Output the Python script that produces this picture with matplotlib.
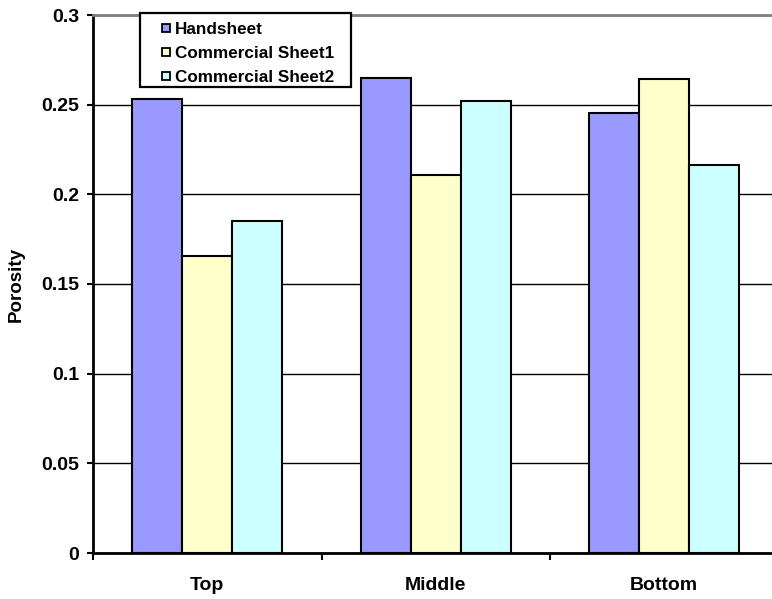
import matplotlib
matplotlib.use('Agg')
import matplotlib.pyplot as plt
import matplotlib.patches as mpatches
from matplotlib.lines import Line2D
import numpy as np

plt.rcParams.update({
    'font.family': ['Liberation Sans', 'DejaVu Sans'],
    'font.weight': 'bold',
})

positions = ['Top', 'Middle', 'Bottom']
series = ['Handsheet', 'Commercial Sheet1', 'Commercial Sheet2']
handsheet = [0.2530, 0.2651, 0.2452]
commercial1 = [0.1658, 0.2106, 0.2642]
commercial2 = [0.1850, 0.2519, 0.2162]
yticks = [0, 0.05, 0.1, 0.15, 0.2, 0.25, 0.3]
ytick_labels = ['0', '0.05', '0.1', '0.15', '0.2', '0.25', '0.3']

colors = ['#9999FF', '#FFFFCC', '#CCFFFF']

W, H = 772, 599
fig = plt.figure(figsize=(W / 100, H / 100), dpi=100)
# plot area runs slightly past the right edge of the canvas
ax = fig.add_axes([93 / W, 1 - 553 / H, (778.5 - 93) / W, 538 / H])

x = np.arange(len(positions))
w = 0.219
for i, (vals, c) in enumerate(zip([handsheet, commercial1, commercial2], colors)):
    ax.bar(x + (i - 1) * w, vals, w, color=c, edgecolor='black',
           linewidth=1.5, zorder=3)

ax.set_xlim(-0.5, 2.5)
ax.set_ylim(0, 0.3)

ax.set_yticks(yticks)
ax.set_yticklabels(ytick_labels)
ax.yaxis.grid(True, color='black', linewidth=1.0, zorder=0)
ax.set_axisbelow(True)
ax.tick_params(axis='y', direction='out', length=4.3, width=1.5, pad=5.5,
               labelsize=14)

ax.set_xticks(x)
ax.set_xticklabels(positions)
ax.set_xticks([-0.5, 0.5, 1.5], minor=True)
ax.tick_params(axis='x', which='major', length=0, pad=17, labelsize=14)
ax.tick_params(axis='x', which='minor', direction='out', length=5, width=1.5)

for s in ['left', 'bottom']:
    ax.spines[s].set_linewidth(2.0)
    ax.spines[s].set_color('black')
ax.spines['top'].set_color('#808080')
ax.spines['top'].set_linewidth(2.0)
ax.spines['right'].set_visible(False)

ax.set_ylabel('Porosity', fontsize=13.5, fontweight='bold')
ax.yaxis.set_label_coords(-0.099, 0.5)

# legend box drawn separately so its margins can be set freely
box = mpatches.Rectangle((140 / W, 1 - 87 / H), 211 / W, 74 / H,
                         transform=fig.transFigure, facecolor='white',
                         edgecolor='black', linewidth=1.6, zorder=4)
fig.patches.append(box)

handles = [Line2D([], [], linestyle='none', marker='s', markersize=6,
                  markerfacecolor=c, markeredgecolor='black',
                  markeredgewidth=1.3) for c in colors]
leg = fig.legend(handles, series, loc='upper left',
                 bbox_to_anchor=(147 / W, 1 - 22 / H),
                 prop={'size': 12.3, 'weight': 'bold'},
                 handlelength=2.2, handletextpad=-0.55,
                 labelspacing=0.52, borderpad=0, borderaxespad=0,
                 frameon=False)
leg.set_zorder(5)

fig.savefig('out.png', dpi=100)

○ ○ ○ ○ ○

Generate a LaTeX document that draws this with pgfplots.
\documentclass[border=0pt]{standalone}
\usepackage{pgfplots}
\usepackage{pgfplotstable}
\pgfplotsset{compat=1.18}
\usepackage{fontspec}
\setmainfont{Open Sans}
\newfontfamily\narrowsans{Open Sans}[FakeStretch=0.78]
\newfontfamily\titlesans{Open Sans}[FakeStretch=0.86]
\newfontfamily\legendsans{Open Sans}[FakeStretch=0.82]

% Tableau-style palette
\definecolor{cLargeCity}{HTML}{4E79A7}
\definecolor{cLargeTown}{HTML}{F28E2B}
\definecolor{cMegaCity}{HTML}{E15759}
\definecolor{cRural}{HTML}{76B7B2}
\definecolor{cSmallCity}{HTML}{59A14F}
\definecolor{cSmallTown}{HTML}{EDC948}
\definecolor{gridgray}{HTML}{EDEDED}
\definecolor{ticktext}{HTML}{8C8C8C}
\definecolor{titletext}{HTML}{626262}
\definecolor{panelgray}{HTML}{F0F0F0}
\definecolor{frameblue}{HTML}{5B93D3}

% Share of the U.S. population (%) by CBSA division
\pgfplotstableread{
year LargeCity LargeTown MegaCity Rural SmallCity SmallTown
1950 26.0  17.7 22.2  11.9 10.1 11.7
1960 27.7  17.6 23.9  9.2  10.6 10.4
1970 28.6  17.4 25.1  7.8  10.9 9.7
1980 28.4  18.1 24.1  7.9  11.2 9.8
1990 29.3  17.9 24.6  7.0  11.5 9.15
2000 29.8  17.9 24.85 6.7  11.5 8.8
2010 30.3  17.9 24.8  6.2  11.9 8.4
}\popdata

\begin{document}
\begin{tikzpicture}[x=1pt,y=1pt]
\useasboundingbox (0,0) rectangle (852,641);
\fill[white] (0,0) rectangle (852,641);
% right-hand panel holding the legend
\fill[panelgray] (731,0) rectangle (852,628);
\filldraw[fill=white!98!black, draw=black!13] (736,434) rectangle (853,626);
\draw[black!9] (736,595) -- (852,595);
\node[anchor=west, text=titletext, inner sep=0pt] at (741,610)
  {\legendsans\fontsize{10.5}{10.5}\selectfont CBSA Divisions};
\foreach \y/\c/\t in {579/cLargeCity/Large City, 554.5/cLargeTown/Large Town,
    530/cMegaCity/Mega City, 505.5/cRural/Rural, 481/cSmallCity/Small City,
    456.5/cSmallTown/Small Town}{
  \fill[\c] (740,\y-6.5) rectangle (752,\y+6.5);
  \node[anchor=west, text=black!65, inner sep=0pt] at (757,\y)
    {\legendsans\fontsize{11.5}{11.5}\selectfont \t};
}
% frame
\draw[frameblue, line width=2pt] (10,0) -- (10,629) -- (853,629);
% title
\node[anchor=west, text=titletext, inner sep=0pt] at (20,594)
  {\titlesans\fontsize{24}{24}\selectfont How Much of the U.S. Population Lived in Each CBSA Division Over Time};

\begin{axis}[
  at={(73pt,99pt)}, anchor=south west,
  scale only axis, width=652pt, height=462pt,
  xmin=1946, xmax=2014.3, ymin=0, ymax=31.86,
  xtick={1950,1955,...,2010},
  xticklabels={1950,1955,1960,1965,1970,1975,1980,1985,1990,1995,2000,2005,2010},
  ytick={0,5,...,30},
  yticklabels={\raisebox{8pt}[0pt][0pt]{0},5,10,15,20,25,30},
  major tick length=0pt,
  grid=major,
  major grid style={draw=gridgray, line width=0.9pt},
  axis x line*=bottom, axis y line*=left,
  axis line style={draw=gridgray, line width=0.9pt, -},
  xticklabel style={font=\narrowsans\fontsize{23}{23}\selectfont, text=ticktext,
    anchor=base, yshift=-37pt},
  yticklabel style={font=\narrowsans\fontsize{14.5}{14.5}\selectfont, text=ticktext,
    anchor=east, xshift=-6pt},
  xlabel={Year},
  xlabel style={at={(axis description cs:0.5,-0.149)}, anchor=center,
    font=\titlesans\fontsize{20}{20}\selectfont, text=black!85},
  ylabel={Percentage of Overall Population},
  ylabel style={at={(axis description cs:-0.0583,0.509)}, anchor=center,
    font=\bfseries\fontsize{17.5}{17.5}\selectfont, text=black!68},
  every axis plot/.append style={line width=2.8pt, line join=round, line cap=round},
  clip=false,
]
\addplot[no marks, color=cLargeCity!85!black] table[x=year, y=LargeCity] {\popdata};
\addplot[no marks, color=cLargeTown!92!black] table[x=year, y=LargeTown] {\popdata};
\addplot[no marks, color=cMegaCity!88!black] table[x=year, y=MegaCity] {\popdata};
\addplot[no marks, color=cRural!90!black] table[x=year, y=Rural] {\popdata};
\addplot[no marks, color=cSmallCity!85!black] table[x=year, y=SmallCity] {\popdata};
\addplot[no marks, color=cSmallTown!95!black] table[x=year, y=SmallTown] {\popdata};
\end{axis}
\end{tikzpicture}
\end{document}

○ ○ ○ ○ ○

*To do*
Look above for the line with "Output the Python" and copy exactly from it through the line with "ax = fig.add_axes([93", both included. Omit the pictures.

*The result*
Output the Python script that produces this picture with matplotlib.
import matplotlib
matplotlib.use('Agg')
import matplotlib.pyplot as plt
import matplotlib.patches as mpatches
from matplotlib.lines import Line2D
import numpy as np

plt.rcParams.update({
    'font.family': ['Liberation Sans', 'DejaVu Sans'],
    'font.weight': 'bold',
})

positions = ['Top', 'Middle', 'Bottom']
series = ['Handsheet', 'Commercial Sheet1', 'Commercial Sheet2']
handsheet = [0.2530, 0.2651, 0.2452]
commercial1 = [0.1658, 0.2106, 0.2642]
commercial2 = [0.1850, 0.2519, 0.2162]
yticks = [0, 0.05, 0.1, 0.15, 0.2, 0.25, 0.3]
ytick_labels = ['0', '0.05', '0.1', '0.15', '0.2', '0.25', '0.3']

colors = ['#9999FF', '#FFFFCC', '#CCFFFF']

W, H = 772, 599
fig = plt.figure(figsize=(W / 100, H / 100), dpi=100)
# plot area runs slightly past the right edge of the canvas
ax = fig.add_axes([93 / W, 1 - 553 / H, (778.5 - 93) / W, 538 / H])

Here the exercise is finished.